In 1999, he was a member of the feature films jury at the 1999 Fantastic'Arts in Gérardmer, France, alongside singer Johnny Hallyday and American actor Robert Englund.

=== Interest in stories of murders ===
From the 1990s, Bourgoin presented himself as an expert on serial killers. He claimed to have moved to the United States in the early 1970s, where he allegedly found his then-wife Eileen murdered, raped and mutilated by a serial killer in 1976 in Los Angeles. He claimed that this tragedy motivated him to become an expert on serial killers.

In particular, he claimed to have obtained an interview with the murderer Richard Chase in 1979. He also claimed to have met, in 1986, the murderer of Eileen, "sentenced to death and detained in California".

Bourgoin has written 75 books and produced dozens of documentaries, with his books selling thousands of copies in France. He was regarded as France's best known serial killer expert. He occasionally lectured police on the subject, and critiqued media depictions of serial killers. Bourgoin claimed to have provided the FBI with hours of film from his interviews with serial killers; he claimed that the FBI—grateful for his assistance—had trained him as an independent investigator.

=== Lies ===
In early 2020, Bourgoin's story was questioned in a series of videos published on the YouTube channel 4th Eye Corporation. This work was then repeated in other media. It revealed that much of Bourgoin's biography and stories appeared to have been invented or plagiarized. They published their findings in 2019, and after French media covered the issue, Bourgoin confessed. In 2020, he informed a Paris Match reporter that his oft-repeated claim that a serial killer had murdered his wife was fabricated; he apologized to his readers for the deception.

In April 2020, the site Arrêt sur images noted inconsistencies in Bourgoin's biography and, in turn, expressed doubts about its veracity. The site questions the credibility to be given to the meeting between Bourgoin and Charles Manson, as well as to an alleged career as a professional footballer.

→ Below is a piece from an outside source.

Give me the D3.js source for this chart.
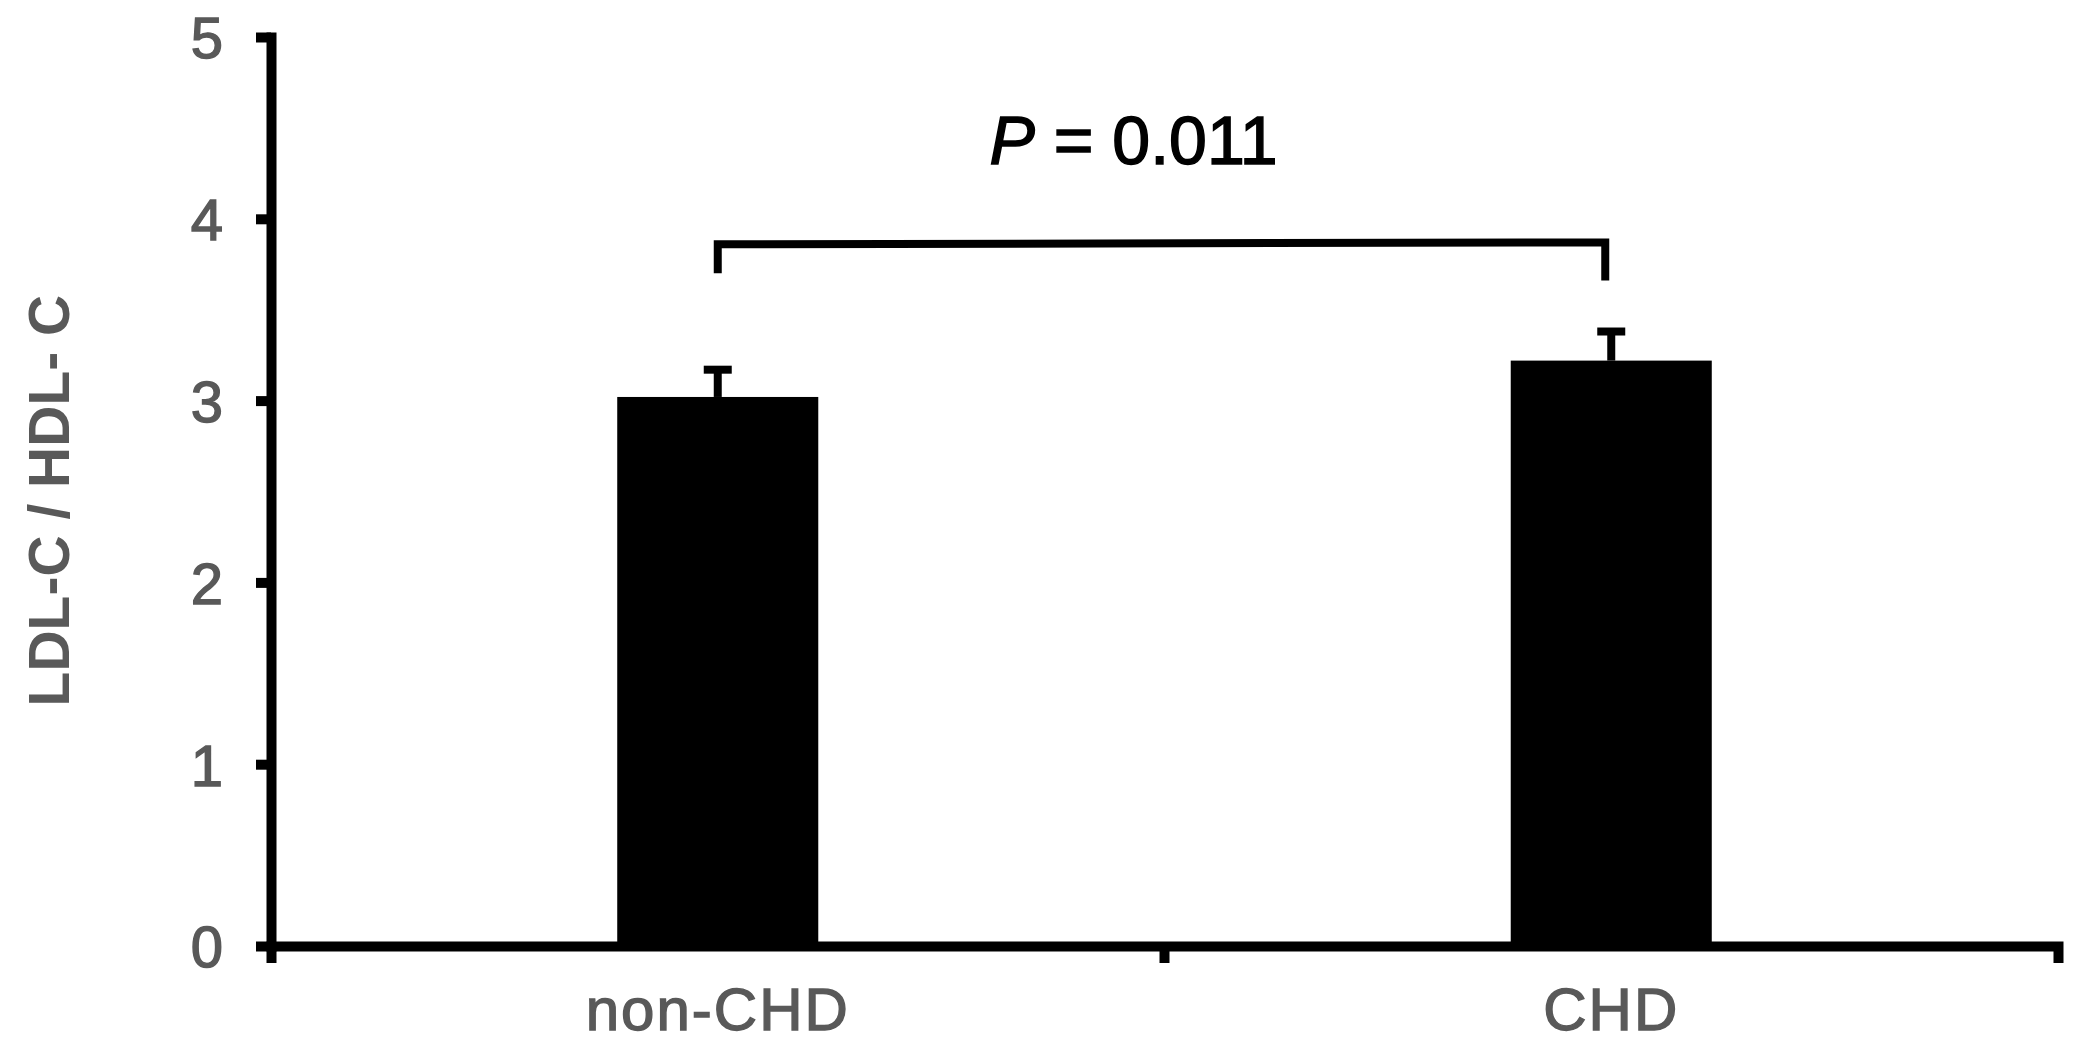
<!DOCTYPE html>
<html>
<head>
<meta charset="utf-8">
<script src="https://cdn.jsdelivr.net/npm/d3@7"></script>
<style>
  html, body { margin: 0; padding: 0; background: #fff; }
  svg { display: block; }
</style>
</head>
<body>
<svg id="chart"></svg>
<script>
// Data
const groups = ['non-CHD', 'CHD'];
const means = [3.02, 3.22];
const errors = [0.15, 0.16];
const yTicks = [0, 1, 2, 3, 4, 5];
const yLabel = 'LDL-C / HDL- C';
// significance bracket: bar level and leg ends (data units)
const bracketLevel = [3.86, 3.87];
const bracketLegEnds = [3.70, 3.66];
const pLabel = ['P', ' = 0.011'];

const width = 2082;
const height = 1052;
const margin = { top: 37, right: 24, bottom: 106, left: 271 };
const innerW = width - margin.left - margin.right;
const innerH = height - margin.top - margin.bottom;
const gray = '#595959';
const font = '"Liberation Sans", Arial, sans-serif';

const svg = d3.select('#chart')
  .attr('width', width)
  .attr('height', height)
  .attr('viewBox', `0 0 ${width} ${height}`);

const g = svg.append('g')
  .attr('transform', `translate(${margin.left},${margin.top})`);

const x = d3.scaleBand().domain(groups).range([0, innerW]).padding(0);
const y = d3.scaleLinear().domain([0, 5]).range([innerH, 0]);
const barW = x.step() * 0.225;
const cx = d => x(d) + x.bandwidth() / 2;

// Bars
g.selectAll('.bar')
  .data(groups)
  .join('rect')
  .attr('class', 'bar')
  .attr('x', d => cx(d) - barW / 2)
  .attr('y', (d, i) => y(means[i]))
  .attr('width', barW)
  .attr('height', (d, i) => y(0) - y(means[i]))
  .attr('fill', '#000');

// Error bars (upper only)
const eb = g.selectAll('.err')
  .data(groups)
  .join('g')
  .attr('class', 'err')
  .attr('stroke', '#000')
  .attr('stroke-width', 8);

eb.append('line')
  .attr('x1', d => cx(d)).attr('x2', d => cx(d))
  .attr('y1', (d, i) => y(means[i]))
  .attr('y2', (d, i) => y(means[i] + errors[i]));

eb.append('line')
  .attr('x1', d => cx(d) - 14).attr('x2', d => cx(d) + 14)
  .attr('y1', (d, i) => y(means[i] + errors[i]))
  .attr('y2', (d, i) => y(means[i] + errors[i]));

// Y axis
const yAxis = g.append('g')
  .call(d3.axisLeft(y).tickValues(yTicks).tickFormat(d3.format('d'))
    .tickSizeInner(15).tickSizeOuter(0).tickPadding(33));

yAxis.select('.domain').attr('stroke-width', 10).attr('stroke-linecap', 'square');
yAxis.selectAll('.tick line').attr('stroke-width', 10);
yAxis.selectAll('.tick text')
  .attr('font-family', font)
  .attr('font-size', 58)
  .attr('fill', gray)
  .attr('stroke', gray)
  .attr('stroke-width', 1.4)
  .attr('dy', '0.36em');

// X axis: ends and the boundary between groups carry the ticks
const xAxis = g.append('g')
  .attr('transform', `translate(0,${innerH})`)
  .call(d3.axisBottom(x).tickSizeInner(0).tickSizeOuter(17).tickPadding(0));

xAxis.select('.domain').attr('stroke-width', 10);
xAxis.selectAll('.tick text')
  .attr('font-family', font)
  .attr('font-size', 60)
  .attr('letter-spacing', 2)
  .attr('fill', gray)
  .attr('stroke', gray)
  .attr('stroke-width', 1.4)
  .attr('dy', 0)
  .attr('y', 84);

xAxis.append('line')
  .attr('x1', x.step()).attr('x2', x.step())
  .attr('y1', 0).attr('y2', 17)
  .attr('stroke', '#000')
  .attr('stroke-width', 10);

// Y axis title
svg.append('text')
  .attr('transform', `translate(69,${margin.top + y(2.45)}) rotate(-90)`)
  .attr('text-anchor', 'middle')
  .attr('font-family', font)
  .attr('font-weight', 'bold')
  .attr('font-size', 57)
  .attr('fill', gray)
  .text(yLabel);

// Significance bracket
const x0 = cx(groups[0]);
const x1 = cx(groups[1]) - 6;
g.append('path')
  .attr('d', `M${x0},${y(bracketLegEnds[0])}V${y(bracketLevel[0])}L${x1},${y(bracketLevel[1])}V${y(bracketLegEnds[1])}`)
  .attr('fill', 'none')
  .attr('stroke', '#000')
  .attr('stroke-width', 8);

const pText = g.append('text')
  .attr('x', (x0 + x1) / 2 - 28)
  .attr('y', y(4.3))
  .attr('text-anchor', 'middle')
  .attr('font-family', font)
  .attr('font-size', 68)
  .attr('fill', '#000')
  .attr('stroke', '#000')
  .attr('stroke-width', 1.5);

pText.append('tspan').attr('font-style', 'italic').text(pLabel[0]);
pText.append('tspan').text(pLabel[1]);
</script>
</body>
</html>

He also claims that Bourgoin appropriated the stories of South African police officers Micki Pistorius and Derick Norsworthy and FBI agent John E. Douglas.

Lauren Collins of The New Yorker wrote that "Bourgoin, in pretending to be a serial-killer expert, at some point actually became one."

==== Confession ====
In 2020 Bourgoin confessed that his supposed late wife was fictional and her supposed murder was in fact an invention drawn from the case of Susan Bickrest, murdered at age 24 by serial killer Gerald Stano in 1975.

In 2021, he told a Guardian reporter that he had in fact met only 30 rather than 77 serial killers and that he had never been trained by the FBI. In response to the scandal, Bourgoin was dropped by his publishers and producers.

In August 2024 Bourgoin was the subject of a National Geographic docuseries named Killer Lies.